I read you little essay on the mural in the library. While I do think that compostition could have be better conceived I think that overall your critique was spoken like someone who has little understanding of art history or the intent of the mural in the first place. You ramble through your essay giving a description but never illlict any use of the terms used by artists or art historians to describe the mural itself. In your conclusion you state you opinion which you have utterly failed to justify in the preceding lines. Your essay on the greek sculpture does the same. Finally, you say the work is that of an amatuer. NO SHIT! It was done by students at your school- most of whom were probably english majors like yourself. I saw also that you have done oral history work with your grandfather. That's great! Maybe you could apply that level of research and thought to your other works. Also Alexander's name was meant! as a referance to his library. That's called a METAPHOR. NO shit he never wrote a book. They didn't even have books then! You don't even have the correct line of reasoning to critique the work. Make your own mural and we'll see how horrific it is to look at!


To which I replied:

My, my--a little sensitive, are we?

First off, you claim I have little understanding of art history or the intent of the mural. Just because the mural is intended to depict the history of writing (not the history of art) does not make it a historical work, in the conventional sense. As for the intent said mural, the placard next to it states that the history of writing is the mural's primary theme. If that's wrong, please enlighten me, O Wise One.

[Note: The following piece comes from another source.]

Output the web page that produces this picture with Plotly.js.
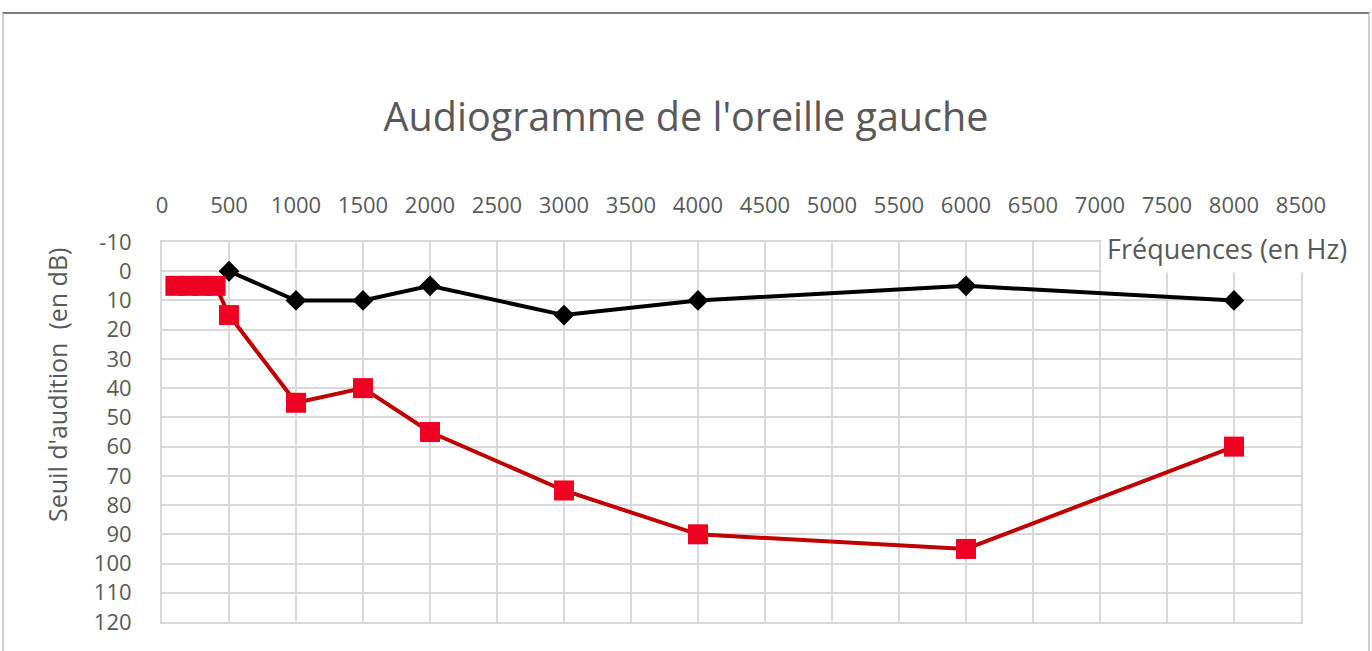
<!DOCTYPE html>
<html>
<head>
<meta charset="utf-8">
<script src="https://cdn.plot.ly/plotly-3.0.1.min.js"></script>
<style>
html,body{margin:0;padding:0;background:#fff;overflow:hidden;}
#frame{position:absolute;left:2px;top:12px;width:1364px;height:660px;border-top:2px solid #7a7a7a;border-left:2px solid #d0d0d0;border-right:2px solid #d0d0d0;}
#chart{position:absolute;left:0;top:0;width:1372px;height:651px;}
</style>
</head>
<body>
<div id="chart"></div>
<div id="frame"></div>
<script>
const title = "Audiogramme de l'oreille gauche";
const xTitle = "Fréquences (en Hz)";
const yTitle = "Seuil d'audition  (en dB)";

const normalFreq = [500, 1000, 1500, 2000, 3000, 4000, 6000, 8000];
const normalDb   = [0, 10, 10, 5, 15, 10, 5, 10];

const leftFreq = [100, 200, 300, 400, 500, 1000, 1500, 2000, 3000, 4000, 6000, 8000];
const leftDb   = [5, 5, 5, 5, 15, 45, 40, 55, 75, 90, 95, 60];

const xTicks = [0,500,1000,1500,2000,2500,3000,3500,4000,4500,5000,5500,6000,6500,7000,7500,8000,8500];
const yTicks = [-10,0,10,20,30,40,50,60,70,80,90,100,110,120];

const font = "'Open Sans', sans-serif";
const grey = "#595959";

const traces = [
  {
    x: normalFreq, y: normalDb, type: 'scatter', mode: 'lines+markers',
    line: {color: '#000000', width: 4},
    marker: {symbol: 'diamond', size: 16, color: '#000000'},
    showlegend: false, cliponaxis: false
  },
  {
    x: leftFreq, y: leftDb, type: 'scatter', mode: 'lines+markers',
    line: {color: '#C00000', width: 4},
    marker: {symbol: 'square', size: 20, color: '#EE0022'},
    showlegend: false, cliponaxis: false
  }
];

const layout = {
  width: 1372, height: 651,
  margin: {l: 162, r: 71, t: 242, b: 29},
  paper_bgcolor: '#ffffff', plot_bgcolor: '#ffffff',
  font: {family: font, color: grey},
  title: {text: title, font: {family: font, size: 39.5, color: grey}, x: 0.5, xref: 'container', y: 1 - 117/651, yref: 'container', yanchor: 'middle'},
  xaxis: {
    side: 'top', range: [0, 8500], tickvals: xTicks, ticktext: xTicks.map(String),
    showgrid: true, gridcolor: '#d9d9d9', gridwidth: 2,
    zeroline: false, showline: true, linecolor: '#d9d9d9', linewidth: 2, mirror: true,
    ticks: '', ticklabelstandoff: 18,
    tickfont: {family: font, size: 22, color: grey}
  },
  yaxis: {
    range: [120, -10], tickvals: yTicks, ticktext: yTicks.map(String),
    showgrid: true, gridcolor: '#d9d9d9', gridwidth: 2,
    zeroline: false, showline: true, linecolor: '#d9d9d9', linewidth: 2, mirror: true,
    ticks: '', ticklabelstandoff: 24,
    tickfont: {family: font, size: 22, color: grey}
  },
  annotations: [
    {
      text: xTitle, xref: 'paper', yref: 'paper', x: (1353-162)/1139, y: (622-248)/380, xanchor: 'right', yanchor: 'middle',
      showarrow: false, bgcolor: '#ffffff', borderpad: 5,
      font: {family: font, size: 27, color: grey}
    },
    {
      text: yTitle, xref: 'paper', yref: 'paper', x: (57-162)/1139, y: (622-385)/380, xanchor: 'center', yanchor: 'middle',
      textangle: -90, showarrow: false,
      font: {family: font, size: 25, color: grey}
    }
  ]
};

Plotly.newPlot('chart', traces, layout, {displayModeBar: false, staticPlot: true});
</script>
</body>
</html>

Second, as to your claims that I fail to use any of the terms used by artists or art historians, please accept my heartfelt apologies. Your insight is incredible--I am neither an artist nor an art historian (though I am well-versed in history and can draw a mean stick figure). Should this prevent me from critiqing your work, or is your art not intended for "the masses"? After all, you critiqued my essay, and it's quite obvious that English composition, history, nor critical thinking are your strong suits. If you feel my critique of your work was unfair, well boo-hoo! Life isn't supposed to be fair. Of course, I could be wrong about the whole thing. Why don't you show me a review of the work by recognized art historian (other than someone affiliated with the project, of course)?

Third, on my "failure" to justify my conclusion. Did you not read the part about the lack of Summerian or Phoenician depictions? Or my criticism of choosing James Murray over Shakespeare? What about multiple uses of the same name on books, or the presence of Alan Turing?

Fourth, just because someone can write better than you doesn't necessarily mean they're an English major. My major just happens to be history, though I certainly can write circles around most English majors.

Fifth, Alexander the Great. You'll notice that I mentioned he was responsible for the library of Alexandria, as well as for spreading Hellenic (that means "Greek") culture throughout the "known" world. And claiming that your use of his name is a "metaphor" is a bit of a stretch--I believe "allusion" (that which "alludes" to something) is the word you're looking for.

Sixth, your squeal "They didn't even have books back then!" is the height of ignorance, and proves that you're completely unqualified to be working on anything depicting the history of writing. Why the hell did Alexander build a damn library if they didn't have books? Are you trying to tell me the writings of Aristotle, Euclid, Plato, Sun Tzu, Xenophon, etc, have all been faked?

Finally, I would make my own mural, but I doubt anyone would let me paint stick figures on the walls of IUS. Though I'm not an artist, I'd do a little research about my subject matter first, in order to prevent smartassed non-artist types from calling me out on my shoddy work.

I'm looking forward to attending your next exhibit.



Fuck, I'm too damn polite to these rump-fuckers.